Will readProperties replace the current set of properties with the new ones or just add the differences? I.e. would an extant set of vibrations be deleted by passing only orbitals?

ghutchis · November 27, 2023, 1:38pm

At the moment, it replaces the properties. Safely merging properties is a bit trickier.

In the meantime, I can verify that your Frequencies and Orbitals script do work with the patch.

matterhorn103 · November 29, 2023, 12:33am

Would support for QLabels in the script interface specification via userOptions be possible? As the user is basically left to themselves to set up calculations other than the preset Optimize, Orbitals etc., and is required to provide the terminal command they want executed, I’d like to refer the user to the xtb docs from the "Run..." window. I have already got an xtb Help option in the menu, but wouldn’t hurt to have a hint exactly when the user is most likely to need it.

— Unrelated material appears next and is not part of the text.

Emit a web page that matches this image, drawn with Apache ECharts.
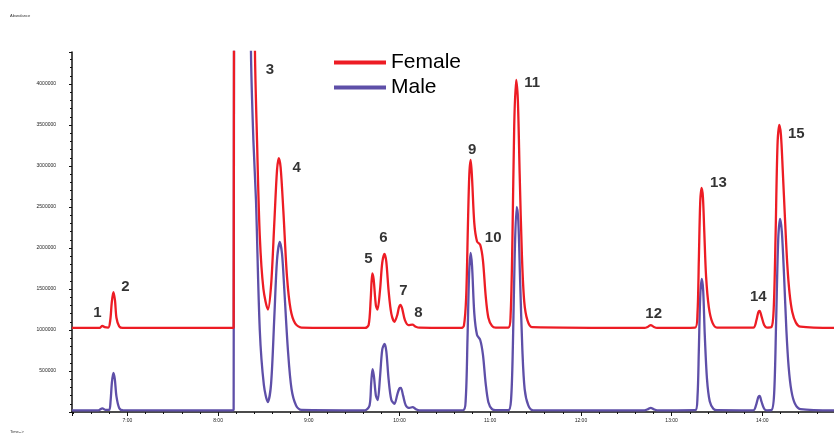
<!DOCTYPE html>
<html>
<head>
<meta charset="utf-8">
<script src="https://cdn.jsdelivr.net/npm/echarts@6/dist/echarts.min.js"></script>
<style>
  html, body { margin: 0; padding: 0; background: #fff; }
  #chart { width: 834px; height: 436px; }
</style>
</head>
<body>
<div id="chart"></div>
<script>
// retention time (min) / abundance
var femaleTrace = [
  [6.39, 1025000], [6.68, 1025000], [6.70, 1028000], [6.725, 1050000], [6.75, 1035000],
  [6.79, 1030000], [6.812, 1120000], [6.828, 1330000], [6.846, 1463000], [6.864, 1360000],
  [6.88, 1150000], [6.91, 1045000], [6.95, 1025000],
  [8.16, 1025000], [8.172, 1030000], [8.18, 8000000], [8.385, 8000000], [8.407, 4390000],
  [8.43, 3300000], [8.46, 2150000], [8.50, 1500000], [8.55, 1250000], [8.585, 1550000],
  [8.62, 2300000], [8.65, 2950000], [8.67, 3097000], [8.69, 2980000], [8.72, 2450000],
  [8.76, 1650000], [8.80, 1250000], [8.85, 1080000], [8.92, 1030000],
  [9.62, 1025000], [9.66, 1060000], [9.683, 1380000], [9.70, 1690000], [9.715, 1620000],
  [9.74, 1300000], [9.758, 1250000], [9.785, 1480000], [9.81, 1820000], [9.835, 1927000],
  [9.855, 1830000], [9.88, 1480000], [9.91, 1200000], [9.945, 1100000], [9.975, 1180000],
  [9.995, 1280000], [10.011, 1305000], [10.03, 1260000], [10.06, 1120000], [10.10, 1060000],
  [10.143, 1065000], [10.18, 1040000], [10.22, 1028000],
  [10.68, 1025000], [10.71, 1050000], [10.735, 1400000], [10.755, 2300000], [10.77, 2900000],
  [10.785, 3073000], [10.80, 2850000], [10.825, 2300000], [10.855, 2080000], [10.89, 2037000],
  [10.92, 1850000], [10.95, 1420000], [10.98, 1150000], [11.02, 1050000], [11.06, 1028000],
  [11.20, 1030000], [11.225, 1180000], [11.245, 2100000], [11.265, 3500000], [11.286, 4049000],
  [11.305, 3800000], [11.325, 2900000], [11.35, 1900000], [11.375, 1350000], [11.41, 1120000],
  [11.46, 1035000],
  [12.70, 1025000], [12.74, 1040000], [12.77, 1060000], [12.80, 1040000], [12.84, 1025000],
  [13.26, 1030000], [13.285, 1200000], [13.30, 1850000], [13.315, 2550000], [13.33, 2732000],
  [13.345, 2620000], [13.36, 2200000], [13.38, 1650000], [13.41, 1280000], [13.45, 1090000],
  [13.50, 1030000],
  [13.90, 1030000], [13.935, 1120000], [13.955, 1215000], [13.97, 1232000], [13.99, 1170000],
  [14.02, 1060000], [14.05, 1030000],
  [14.10, 1035000], [14.125, 1250000], [14.145, 2100000], [14.167, 3250000], [14.187, 3500000],
  [14.205, 3380000], [14.225, 2950000], [14.25, 2350000], [14.275, 1800000], [14.30, 1450000],
  [14.33, 1220000], [14.37, 1090000], [14.42, 1040000], [14.79, 1025000]
];

var maleTrace = [
  [6.39, 20000], [6.68, 20000], [6.725, 45000], [6.76, 25000], [6.80, 25000],
  [6.815, 130000], [6.83, 360000], [6.846, 476000], [6.862, 400000], [6.88, 190000],
  [6.91, 50000], [6.95, 22000],
  [8.16, 20000], [8.172, 30000], [8.18, 8000000], [8.345, 8000000], [8.363, 4390000],
  [8.39, 3300000], [8.418, 2585000], [8.46, 1000000], [8.505, 330000], [8.549, 122000],
  [8.585, 350000], [8.62, 1150000], [8.65, 1850000], [8.68, 2073000], [8.705, 1930000],
  [8.73, 1500000], [8.77, 760000], [8.81, 280000], [8.86, 80000], [8.92, 25000],
  [9.62, 20000], [9.67, 80000], [9.688, 350000], [9.703, 524000], [9.718, 440000],
  [9.74, 200000], [9.76, 146000], [9.785, 420000], [9.81, 760000], [9.835, 829000],
  [9.855, 740000], [9.88, 400000], [9.91, 150000], [9.945, 100000], [9.975, 210000],
  [9.998, 285000], [10.015, 293000], [10.04, 200000], [10.07, 80000], [10.11, 50000],
  [10.145, 60000], [10.18, 35000], [10.22, 20000],
  [10.70, 22000], [10.73, 150000], [10.75, 900000], [10.768, 1700000], [10.785, 1939000],
  [10.80, 1780000], [10.825, 1200000], [10.855, 940000], [10.89, 878000], [10.92, 700000],
  [10.95, 350000], [10.98, 120000], [11.02, 35000], [11.06, 22000],
  [11.20, 22000], [11.23, 150000], [11.25, 800000], [11.27, 1900000], [11.292, 2500000],
  [11.31, 2330000], [11.33, 1600000], [11.355, 750000], [11.38, 280000], [11.42, 80000],
  [11.47, 22000],
  [12.70, 20000], [12.74, 35000], [12.77, 50000], [12.80, 35000], [12.84, 20000],
  [13.26, 22000], [13.285, 180000], [13.30, 750000], [13.315, 1400000], [13.332, 1622000],
  [13.348, 1480000], [13.365, 950000], [13.39, 400000], [13.42, 130000], [13.46, 40000],
  [13.50, 22000],
  [13.90, 20000], [13.935, 100000], [13.955, 180000], [13.97, 195000], [13.99, 130000],
  [14.02, 40000], [14.05, 20000],
  [14.10, 22000], [14.13, 220000], [14.152, 1100000], [14.175, 2100000], [14.195, 2354000],
  [14.215, 2200000], [14.24, 1650000], [14.265, 1000000], [14.29, 550000], [14.32, 260000],
  [14.36, 100000], [14.42, 35000], [14.79, 20000]
];

// peak numbers and where they sit
var peakNames  = ['1', '2', '3', '4', '5', '6', '7', '8', '9', '10', '11', '12', '13', '14', '15'];
var peakTimes  = [6.670, 6.978, 8.571, 8.868, 9.659, 9.824, 10.044, 10.209, 10.802, 11.033, 11.462, 12.802, 13.516, 13.956, 14.374];
var peakLevels = [1207000, 1524000, 4171000, 2976000, 1866000, 2122000, 1476000, 1207000, 3195000, 2122000, 4012000, 1195000, 2793000, 1402000, 3390000];

var seriesNames = ['Female', 'Male'];

var timeMin = 6.39, timeMax = 14.79;
var abundMax = 4390000, abundStep = 500000;

var myChart = echarts.init(document.getElementById('chart'));

var peakData = peakNames.map(function (n, i) {
  return { value: [peakTimes[i], peakLevels[i]], name: n };
});

myChart.setOption({
  animation: false,
  grid: { left: 72, right: 0, top: 52, bottom: 24 },
  legend: {
    data: seriesNames,
    orient: 'vertical',
    left: 329,
    top: 47,
    icon: 'rect',
    itemWidth: 52,
    itemHeight: 4,
    itemGap: 4,
    textStyle: { fontSize: 21, fontFamily: 'Liberation Sans', color: '#000' }
  },
  graphic: [
    { type: 'text', left: 10, top: 14, style: { text: 'Abundance', fontSize: 4, fill: '#333' } },
    { type: 'text', left: 10, top: 430, style: { text: 'Time-->', fontSize: 4, fill: '#333' } }
  ],
  xAxis: {
    type: 'value',
    min: timeMin,
    max: timeMax,
    splitNumber: 8,
    axisLine: { lineStyle: { color: '#111', width: 1.5 } },
    axisTick: { length: 4, lineStyle: { color: '#111' } },
    minorTick: { show: true, splitNumber: 5, length: 2, lineStyle: { color: '#111' } },
    splitLine: { show: false },
    axisLabel: {
      fontSize: 5, color: '#222', margin: 6,
      showMinLabel: false, showMaxLabel: false,
      formatter: function (v) { return Math.abs(v - Math.round(v)) < 1e-6 ? Math.round(v) + ':00' : ''; }
    }
  },
  yAxis: {
    type: 'value',
    min: 0,
    max: abundMax,
    interval: abundStep,
    axisLine: { show: true, lineStyle: { color: '#111', width: 1.5 } },
    axisTick: { show: true, length: 3, lineStyle: { color: '#111' } },
    minorTick: { show: true, splitNumber: 5, length: 2, lineStyle: { color: '#111' } },
    splitLine: { show: false },
    axisLabel: {
      fontSize: 5, color: '#222', margin: 16,
      showMinLabel: false, showMaxLabel: false,
      formatter: function (v) { return v % abundStep === 0 ? String(v) : ''; }
    }
  },
  series: [
    {
      name: 'Male',
      type: 'line',
      data: maleTrace,
      smooth: 0.3,
      showSymbol: false,
      lineStyle: { color: '#5e4fa8', width: 2.3 },
      itemStyle: { color: '#5e4fa8' }
    },
    {
      name: 'Female',
      type: 'line',
      data: femaleTrace,
      smooth: 0.3,
      showSymbol: false,
      lineStyle: { color: '#ed1c24', width: 2.3 },
      itemStyle: { color: '#ed1c24' }
    },
    {
      name: 'peaks',
      type: 'scatter',
      data: peakData,
      symbolSize: 0,
      silent: true,
      label: {
        show: true,
        position: 'inside',
        formatter: '{b}',
        fontSize: 15,
        fontWeight: 'bold',
        fontFamily: 'Liberation Sans',
        color: '#000'
      }
    }
  ]
});

window.addEventListener('resize', function () {
  myChart.resize();
});
</script>
</body>
</html>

Maybe an alternative would be a QButton that can be set to run another command script like docs.py, which is what is run by clicking xtb Help but that seems unnecessarily complex.

By the way, passing a molden file with "readProperties": True doesn’t seem to remove previously calculated frequencies after all. They remain available in the interface and saving the molecule and opening the cjson shows both MOs and frequencies present.

ghutchis · November 29, 2023, 1:19am

Yes. I fixed that before merging the PR.

Maybe? I mean, I can see the use case, although toolTips are also supported. I guess you’d want the text to span both rows of the form? Or more like:

instructions: Type a command for xtb .. see https://xtb-docs.readthedocs.io/ for more

I mean, from my perspective, you want to cover most use cases with separate scripts. It’s the 80/20 or 90/10 rule … most usage will be “optimize this,” “give me some quick orbitals,” and “show me the vibrations.” Maybe add in “can I see a quick MD run?”

Adding a generic “run” command is somewhat useful, but more likely for people who already know what they want to do.

One other possibility would be an editable combo menu (eg., "type": "stringList") that offers a few examples, but allows free-form text entry?